The news lately is primarily focused, and rightly so, on the coronavirus pandemic. But another thing that happened last week was the 10-year anniversary of Obamacare. The law still has an enormous impact, including on how people are able to access — or not access — medical care during a crisis. What the U.S. still needs to do to improve health care has been a subject of much debate during the Democratic presidential primary, and it’s sure to be a topic in the general election as well. Possibly lost in the shuffle are the real ways the law made the system better. To look at how the law has helped or failed people in its decade of existence, HuffPost reporter Jeffrey Young went back to subjects of previous stories over the years to see how they're doing now. We talked about why he picked this way to look at the law and what he learned from it.
Your piece returns to people who have been previously covered in Obamacare stories and looks at how they're doing now.
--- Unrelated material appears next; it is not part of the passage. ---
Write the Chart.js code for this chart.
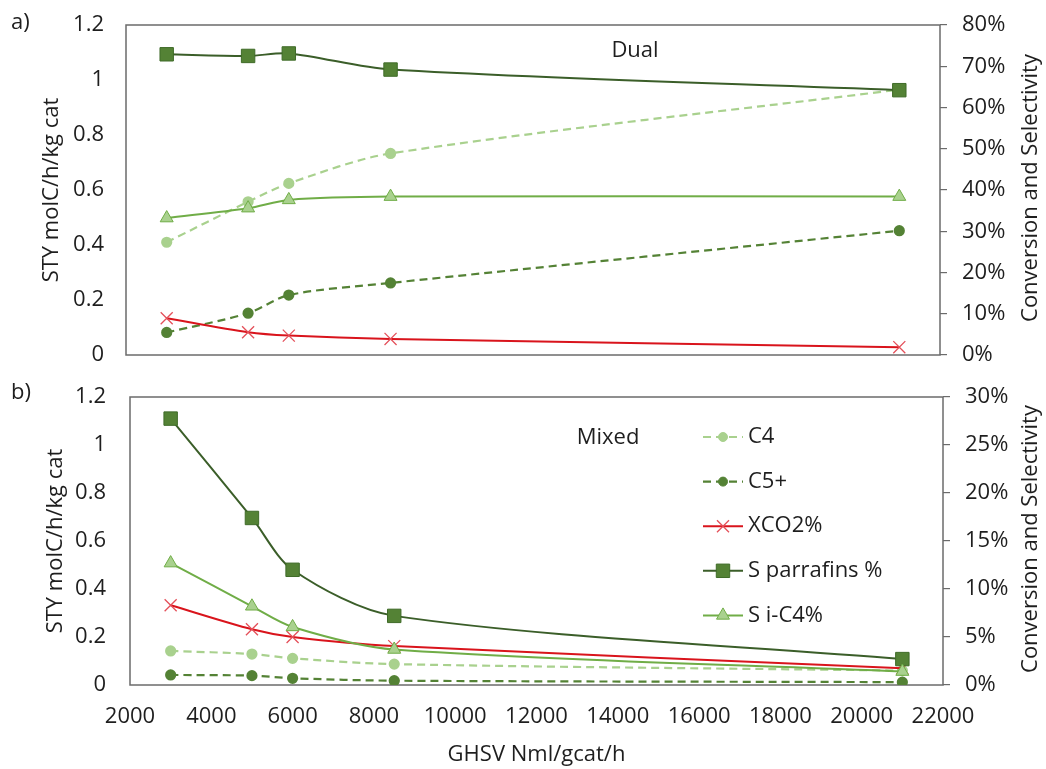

How did you come up with this idea?
Stories about big, complicated things like the Affordable Care Act usually are stronger and more compelling when we can show how they affect individual people. I thought about finding new story subjects for this article. But then I realized that since it was intended as a retrospective on the law, it might be interesting to check back in with people we'd previously covered to find out what had changed since we met them years ago. I'd never done that before.
What did you find most striking in your conversations with these people?
In a general sense, I'm always amazed and grateful that anyone would share details about their personal lives with us and our audience. And what's more personal than your health and your finances?
For this particular story, I found it interesting how varied everyone's experiences have been, and what lessons they have taken from them. For instance, several people only needed Obamacare benefits for a short time and are happier with the better coverage they have now from jobs, but are still appreciative that a safety net was there for them when they needed it.
Another thing is how most of the problems people encountered are the result of the private health care system underpinning the Affordable Care Act, not the law per se. Granted, leaving that system in place was a political choice Democrats made in 2010 and they theoretically could've tried something different. But for all the talk about Obamacare ruining the health care system, what's really happened is that the law didn't go far enough. There are still 28 million uninsured people and many more with bad coverage that doesn't provide enough financial protection (and that's all private insurance, not just Obamacare plans). And I don't know how anyone could read about this law saving people's lives and their finances and come away thinking it's worse than if Congress had done nothing 10 years ago because single-payer would've been better. Likewise, to support repealing this law is to support all those people being forced to suffer when they didn't have to.
This anniversary is happening at the same time as a health care crisis. Did that affect the way you wrote and thought about it?
Only in the back of my mind, really. An inescapable aspect of the coronavirus story is how vulnerable Americans are to high health care costs, subpar access to care, and insurance red tape that makes getting and affording medical care difficult. The coronavirus didn't create this problem, but it's going to exacerbate it. Jonathan Cohn's anniversary story directly addressed this, while mine mostly focused on looking backward through the eyes of the articles’ subjects.
You've been a health care reporter for many years. When you think about covering the ACA fight in Congress, plus everything that has happened since, what stands out the most to you?
Frankly, I can't believe we're still having the exact same political arguments about it. The rhetoric from the right has barely changed, and what hasn't changed at all is that Republicans have no plausible ideas to promote health coverage and affordable care for nearly as many people as the Affordable Care Act, Medicaid, etc. Combine that with the law's actual shortcomings and flaws and you end up where we are now: living with a health care system we all know is imperfect because our leaders won't do anything about it. The ACA was supposed to be a first step, and we're stuck here indefinitely.